Structured Decision Making briefly explained


Structured Decision Making is an organized approach to identifying and evaluating alternatives that engages stakeholders, experts and decision makers in productive decision-oriented analysis and dialogue and deals proactively with complexity and judgment in decision making.


Rationalizing decision making through Structured Decision Making has the following benefits.

  • Quality and Defensibility

  • Transparency and Accountability

  • Efficiency

  • Relationship Building

  • Learning and Capacity Building

  • On-ground Results


Structured Decision Making Process

Process steps explained

1. Clarify the Decision Context

Clarify what decision is being made, why and within what scope. Establish roles and responsibilities. Identify the constraints within which the decision will be made.

2. Define Objectives

Seek out interest-based objectives. Expect objectives to be mutually contradictory. Objectives always have a preferred direction.

3. Define Evaluation Criteria

Evaluation criteria are required for comparing alternatives. Each of the lowest-level objectives needs an evaluation criterion.

4. Develop Alternatives

You must orient your group to the problem. Specify what matters in the decision. Decide how potential solutions can achieve the objectives. Create a variety of alternatives for decision makers to consider.

5. Estimate consequences

Estimate each alternative in terms of the evaluation criteria. Represent consequences BEFORE considering preferred alternatives. Consequence table illustrates the consequences of each alternatives.

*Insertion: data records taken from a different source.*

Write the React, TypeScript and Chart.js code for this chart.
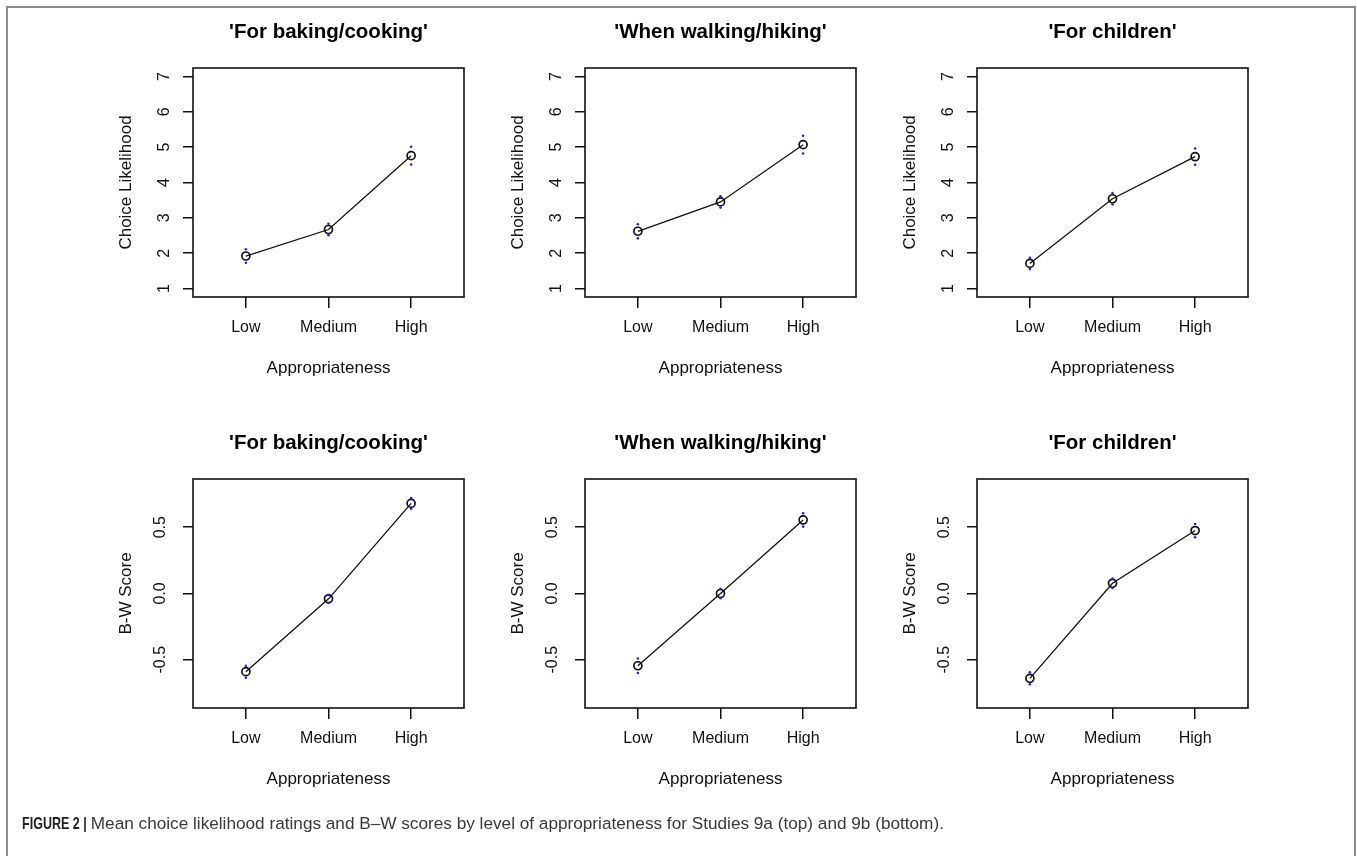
import React, { useEffect, useRef } from 'react';
import { Chart, registerables } from 'chart.js';

Chart.register(...registerables);

// ---- data ----
const levels = ['Low', 'Medium', 'High'];
const contextTitles = ["'For baking/cooking'", "'When walking/hiking'", "'For children'"];

const likelihoodBaking = [1.92, 2.67, 4.76];
const likelihoodWalking = [2.62, 3.45, 5.07];
const likelihoodChildren = [1.71, 3.54, 4.73];
const likelihoodSeBaking = [0.19, 0.16, 0.25];
const likelihoodSeWalking = [0.2, 0.16, 0.25];
const likelihoodSeChildren = [0.16, 0.16, 0.23];

const bwBaking = [-0.59, -0.04, 0.68];
const bwWalking = [-0.545, 0.0, 0.555];
const bwChildren = [-0.64, 0.077, 0.475];
const bwSeBaking = [0.045, 0.03, 0.04];
const bwSeWalking = [0.055, 0.035, 0.05];
const bwSeChildren = [0.045, 0.035, 0.05];

const likelihoodTicks = [1, 2, 3, 4, 5, 6, 7];
const bwTicks = [-0.5, 0.0, 0.5];

const FONT = "'Liberation Sans', Arial, Helvetica, sans-serif";

const framePlugin = {
  id: 'frame',
  afterDraw(chart: any) {
    const { ctx, chartArea } = chart;
    ctx.save();
    ctx.strokeStyle = '#111';
    ctx.lineWidth = 1.6;
    ctx.strokeRect(chartArea.left, chartArea.top, chartArea.right - chartArea.left, chartArea.bottom - chartArea.top);
    ctx.restore();
  },
};

type PanelProps = {
  title: string;
  yLabel: string;
  values: number[];
  se: number[];
  yMin: number;
  yMax: number;
  yTicks: number[];
  decimals: number;
  tickPad: number;
  left: number;
  top: number;
};

const W = 457;
const H = 410;

function Panel(p: PanelProps) {
  const ref = useRef<HTMLCanvasElement>(null);
  useEffect(() => {
    const points = p.values.map((v, i) => ({ x: i + 1, y: v }));
    const errPoints: { x: number; y: number }[] = [];
    p.values.forEach((v, i) => {
      errPoints.push({ x: i + 1, y: v - p.se[i] });
      errPoints.push({ x: i + 1, y: v + p.se[i] });
    });
    const chart = new Chart(ref.current as HTMLCanvasElement, {
      type: 'line',
      data: {
        datasets: [
          {
            data: errPoints,
            showLine: false,
            pointRadius: 1.3,
            pointBackgroundColor: '#1f1fff',
            pointBorderWidth: 0,
            borderColor: '#1f1fff',
          },
          {
            data: points,
            borderColor: '#111',
            borderWidth: 1.3,
            pointRadius: 4,
            pointBorderWidth: 1.7,
            pointBorderColor: '#111',
            pointBackgroundColor: 'rgba(0,0,0,0)',
            fill: false,
            tension: 0,
          },
        ],
      },
      options: {
        animation: false,
        responsive: false,
        events: [],
        layout: { padding: { left: 0, right: 0, top: 0, bottom: 23 } },
        plugins: {
          legend: { display: false },
          tooltip: { enabled: false },
          title: {
            display: true,
            text: p.title,
            color: '#000',
            font: { family: FONT, size: 20.5, weight: 'bold' },
            padding: { top: 20, bottom: 23.4 },
          },
        },
        scales: {
          x: {
            type: 'linear',
            min: 0.36,
            max: 3.64,
            afterBuildTicks: (s: any) => {
              s.ticks = levels.map((_, i) => ({ value: i + 1 }));
            },
            afterFit: (s: any) => {
              s.height = 90;
              s.paddingLeft = 0;
              s.paddingRight = 0;
            },
            ticks: {
              callback: (v: any) => levels[Math.round(v) - 1],
              autoSkip: false,
              maxRotation: 0,
              minRotation: 0,
              padding: 10,
              color: '#111',
              font: { family: FONT, size: 16 },
            },
            grid: { drawOnChartArea: false, drawTicks: true, tickLength: 11, color: '#111', lineWidth: 1.5 },
            border: { display: false },
            title: {
              display: true,
              text: 'Appropriateness',
              color: '#111',
              font: { family: FONT, size: 17 },
              padding: { top: 0, bottom: 8 },
            },
          },
          y: {
            type: 'linear',
            position: 'left',
            min: p.yMin,
            max: p.yMax,
            afterBuildTicks: (s: any) => {
              s.ticks = p.yTicks.map((v) => ({ value: v }));
            },
            afterFit: (s: any) => {
              s.width = 93;
              s.paddingTop = 0;
              s.paddingBottom = 0;
            },
            ticks: {
              callback: (v: any) => Number(v).toFixed(p.decimals),
              minRotation: 90,
              maxRotation: 90,
              crossAlign: 'center',
              padding: p.tickPad,
              color: '#111',
              font: { family: FONT, size: 16 },
            },
            grid: { drawOnChartArea: false, drawTicks: true, tickLength: 10, color: '#111', lineWidth: 1.5 },
            border: { display: false },
            title: {
              display: true,
              text: p.yLabel,
              color: '#111',
              font: { family: FONT, size: 17 },
              padding: { top: 15.8, bottom: 0 },
            },
          },
          yr: {
            type: 'linear',
            position: 'right',
            display: true,
            ticks: { display: false },
            grid: { display: false, drawTicks: false },
            border: { display: false },
            afterFit: (s: any) => {
              s.width = 93;
              s.paddingTop = 0;
              s.paddingBottom = 0;
            },
          },
        },
      } as any,
      plugins: [framePlugin],
    });
    return () => chart.destroy();
  }, []);
  return (
    <canvas
      ref={ref}
      width={W}
      height={H}
      style={{ position: 'absolute', left: p.left, top: p.top, width: W, height: H }}
    />
  );
}

const topValues = [likelihoodBaking, likelihoodWalking, likelihoodChildren];
const topSe = [likelihoodSeBaking, likelihoodSeWalking, likelihoodSeChildren];
const bottomValues = [bwBaking, bwWalking, bwChildren];
const bottomSe = [bwSeBaking, bwSeWalking, bwSeChildren];

export default function App() {
  useEffect(() => {
    document.body.style.margin = '0';
    document.body.style.overflow = 'hidden';
  }, []);
  return (
    <div style={{ position: 'relative', width: 1357, height: 856, overflow: 'hidden', background: '#fff' }}>
      <div
        style={{
          position: 'absolute',
          left: 6,
          top: 6,
          width: 1350,
          height: 1000,
          border: '2px solid #8c8c8c',
          boxSizing: 'border-box',
        }}
      />
      {contextTitles.map((t, i) => (
        <Panel
          key={'t' + i}
          title={t}
          yLabel="Choice Likelihood"
          values={topValues[i]}
          se={topSe[i]}
          yMin={0.76}
          yMax={7.24}
          yTicks={likelihoodTicks}
          decimals={0}
          tickPad={14.4}
          left={100 + 392 * i}
          top={0}
        />
      ))}
      {contextTitles.map((t, i) => (
        <Panel
          key={'b' + i}
          title={t}
          yLabel="B-W Score"
          values={bottomValues[i]}
          se={bottomSe[i]}
          yMin={-0.864}
          yMax={0.864}
          yTicks={bwTicks}
          decimals={1}
          tickPad={8.8}
          left={100 + 392 * i}
          top={411}
        />
      ))}
      <div
        style={{
          position: 'absolute',
          left: 22,
          top: 812,
          fontSize: 17.2,
          lineHeight: '22px',
          whiteSpace: 'nowrap',
          color: '#3a3a3a',
          fontFamily: FONT,
        }}
      >
        <span style={{ display: 'inline-block', width: 64 }}>
          <span
            style={{
              display: 'inline-block',
              transform: 'scaleX(0.76)',
              transformOrigin: 'left center',
              fontWeight: 'bold',
              color: '#222',
              fontSize: 16.5,
            }}
          >
            FIGURE 2 |
          </span>
        </span>{' '}
        Mean choice likelihood ratings and B–W scores by level of appropriateness for Studies 9a (top) and 9b (bottom).
      </div>
    </div>
  );
}
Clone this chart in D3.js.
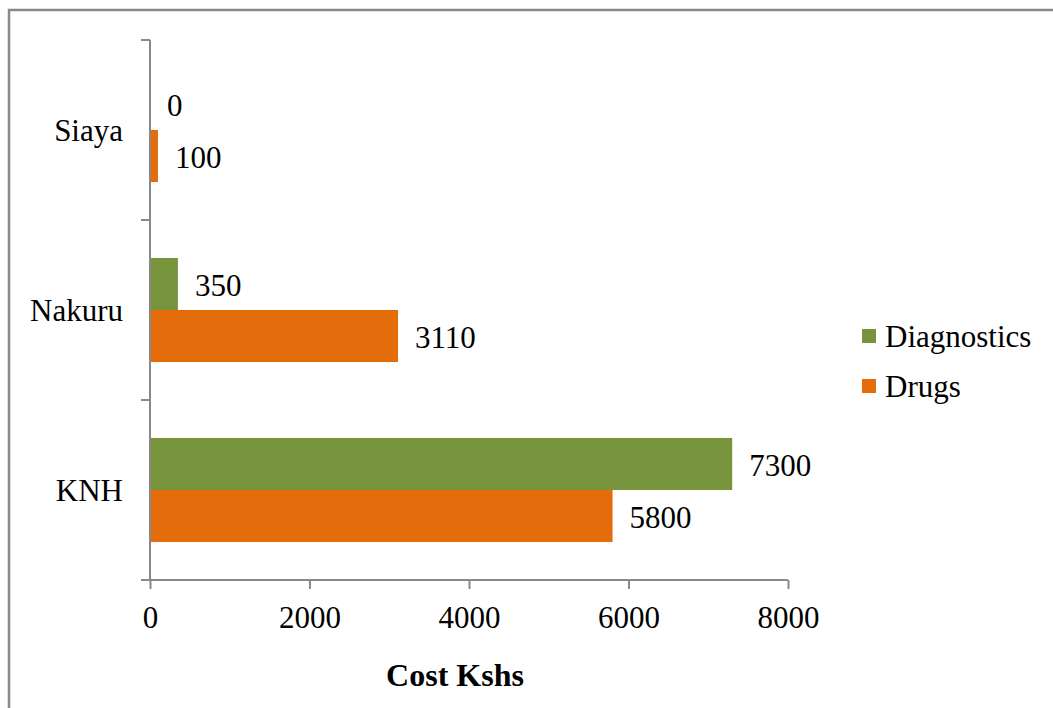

6. Evaluate trade-offs and select

Find ‘win-wins’ and highlight trade-offs between alternatives. The selection should be logged including the reasons why.

7. Implement

As decisions are implemented, some of the uncertainties inherent in the analysis will be resolved. Because of this, it is important to continually assess the outcome of the decision.

Why do we need this now?

  • Reduce complexity and uncertainty

  • Rapidly changing business context

  • Coping with high stakes

  • Limited resources

  • Need to take calculated risks


Which tools can support us?

  • Process Mining Techniques

  • Use a Desicision Databases with open, scraped and internal data

  • Simulation using Decision Trees

  • Use Statistical Techniques and Algorithms

  • Use Interactive Dashboards


Biases that cloud our judgement

Availability heuristic

The misconception that events that are more easily brought to mind, are more likely to occur.


People take a piece of known information and extrapolate that to estimate an unknown quantity.

Risk aversion

People generally prefer avoiding a loss over making a gain.

Confirmation bias

People tend to favor information that confirms their preconceptions.

Optimism bias

The demonstrated systematic tendency to be overly optimistic about the outcome of planned actions.